To put the new Tactical EVO to the test, we headed for the Galleria del Tiro at Lograto near Brescia, an impressive facility that incorporates a unique 12-lane 300m underground range. There are also 10m, 25m and 50m indoor facilities, plus a gun shop, a hunting agency and of course; a pizzeria!.
Settling in at the bench, on that range, with a .308 in standard format and an ample supply of Fiocchi Perfecta 175-grain HPBT OTM match-grade ammunition was a moment to remember. It took me a little while to adjust to the combination of a Harris bipod and a leather rear bag; but once I had my stance, my seat and the comb-height properly adjusted, I could begin to appreciate the rifle. Feeding was flawless, the bolt super-smooth, and the trigger totally crisp and predictable.
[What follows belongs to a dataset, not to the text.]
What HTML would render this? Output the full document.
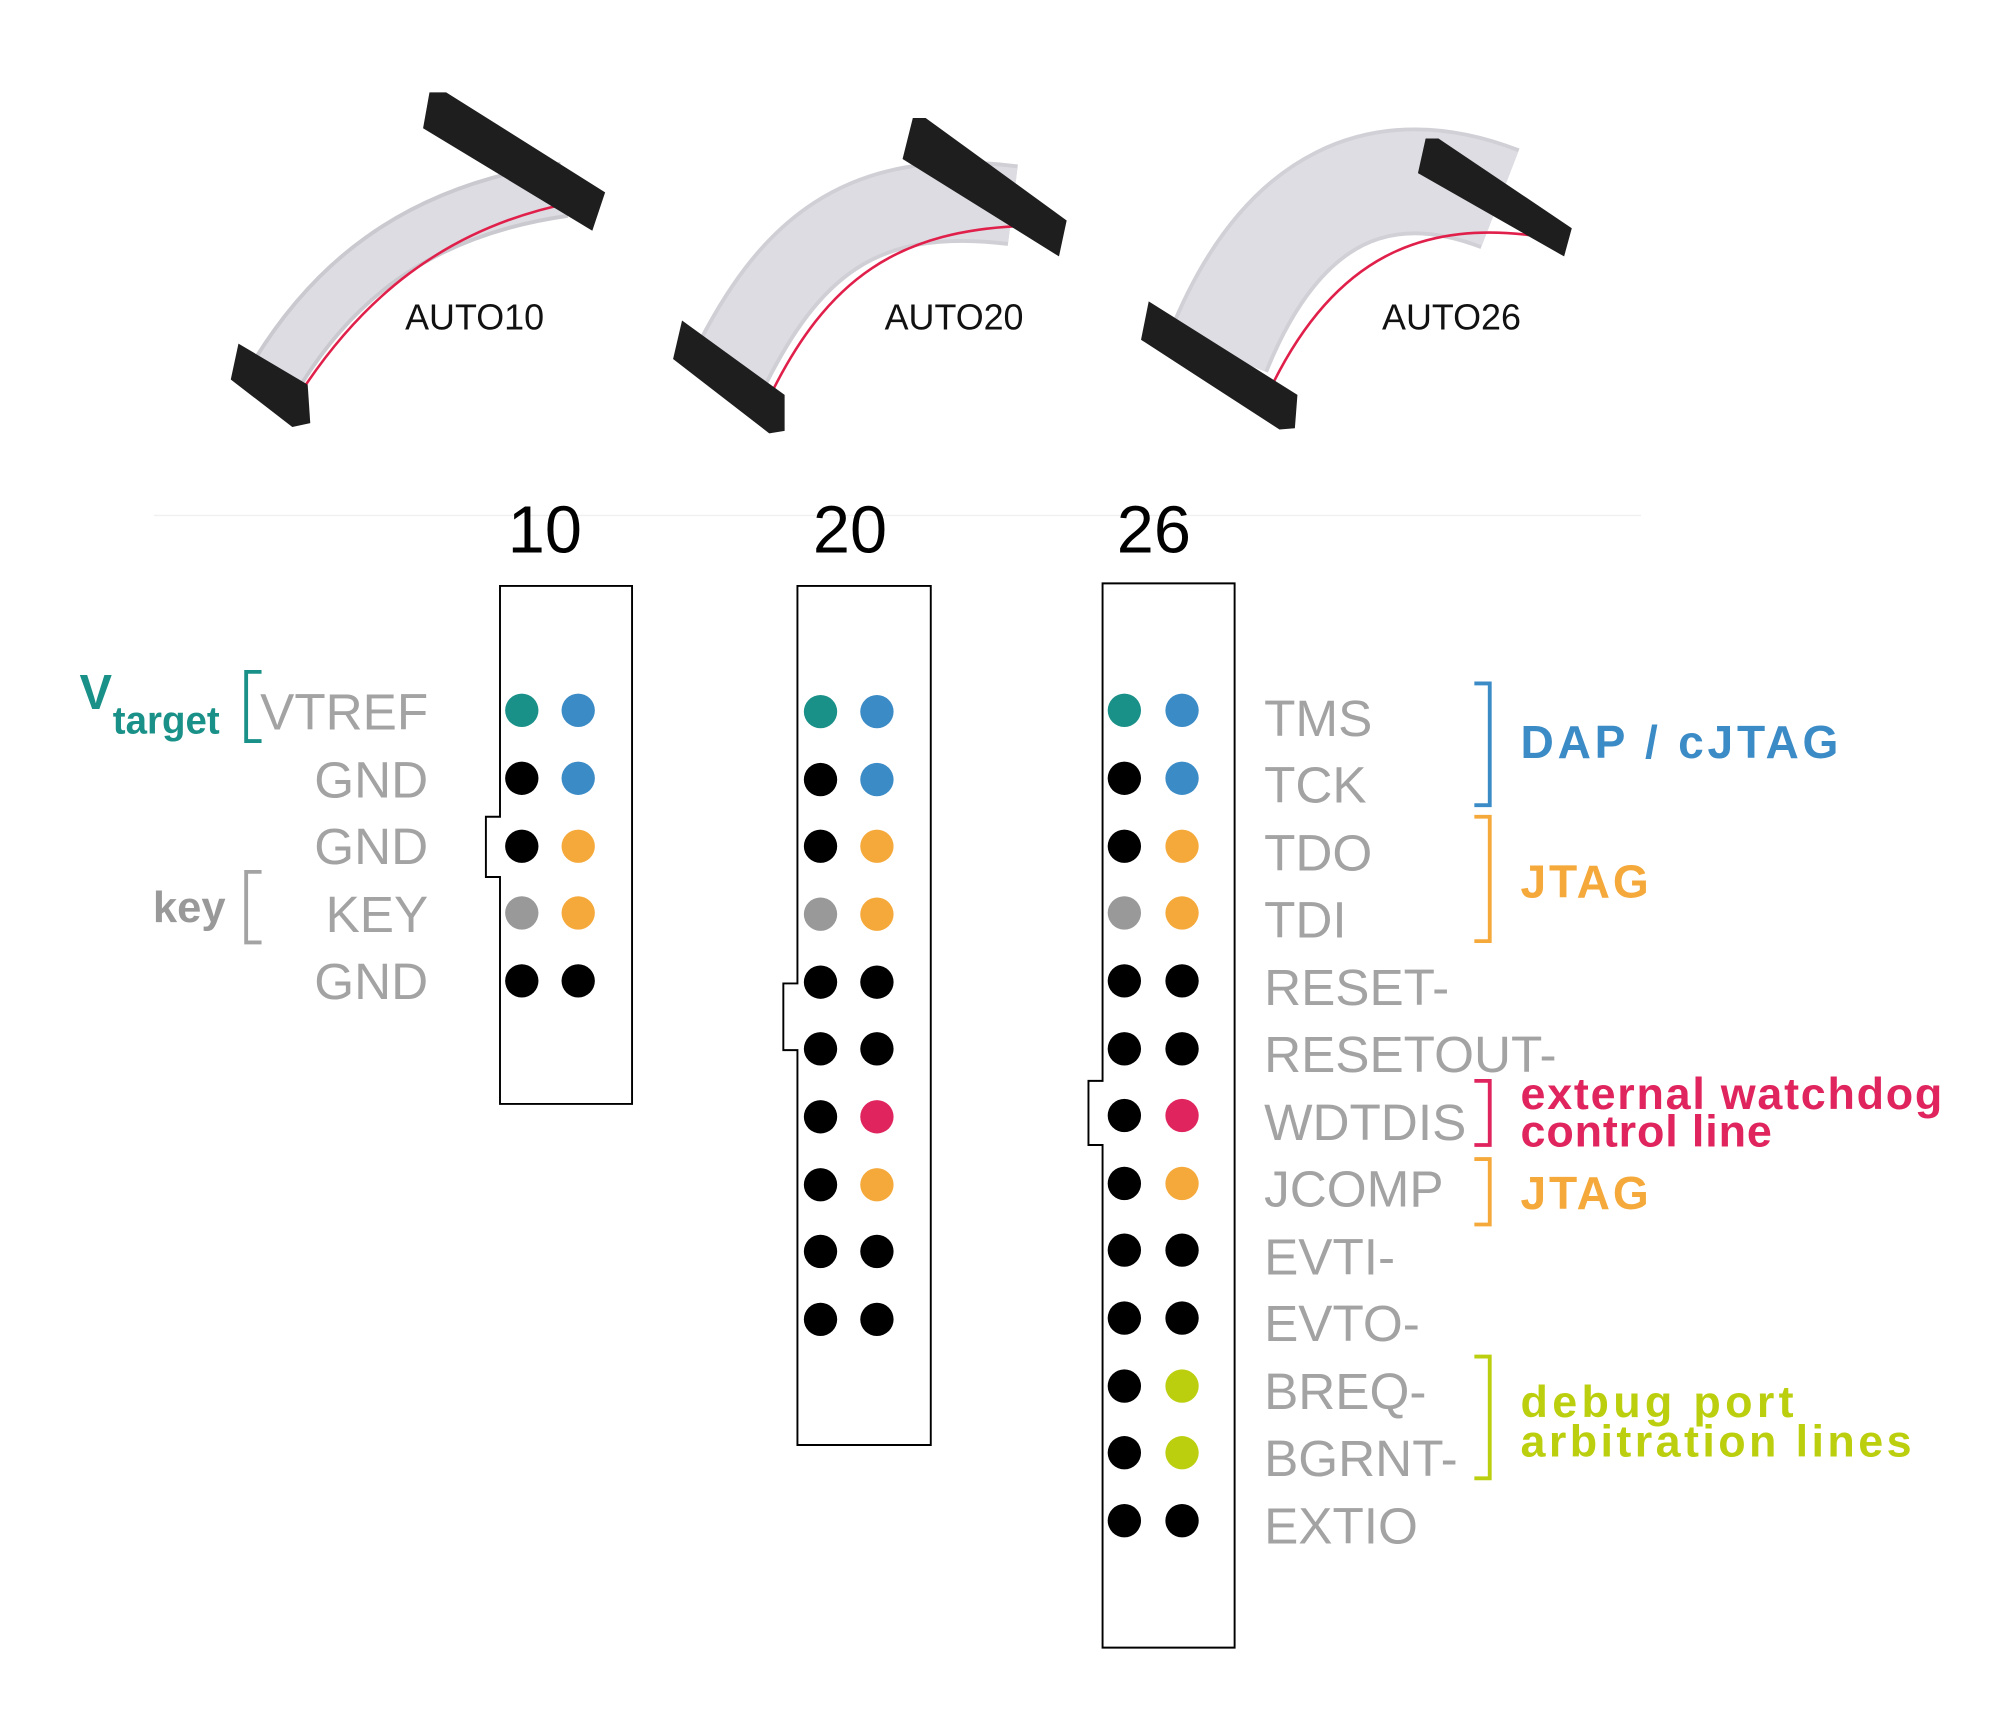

The barrel proved tolerant of extended strings, too, showing no effects downrange, even after it had become too hot to touch. We weren’t able to recover targets for measurement, but my best 10-shot group was the size of the X-ring (about 0.5 MOA).
Visiting Sabatti has transformed my appreciation of the company. As for the Tactical EVO, shooting it indoors has left me eager to try it out at longer ranges. And there’s something very important I haven’t mentioned: you can buy a Sabatti Tactical EVO for just £1,500. Many manufacturers claim to deliver custom performance at an off-the-peg price, but it looks to me like Sabatti have done precisely that.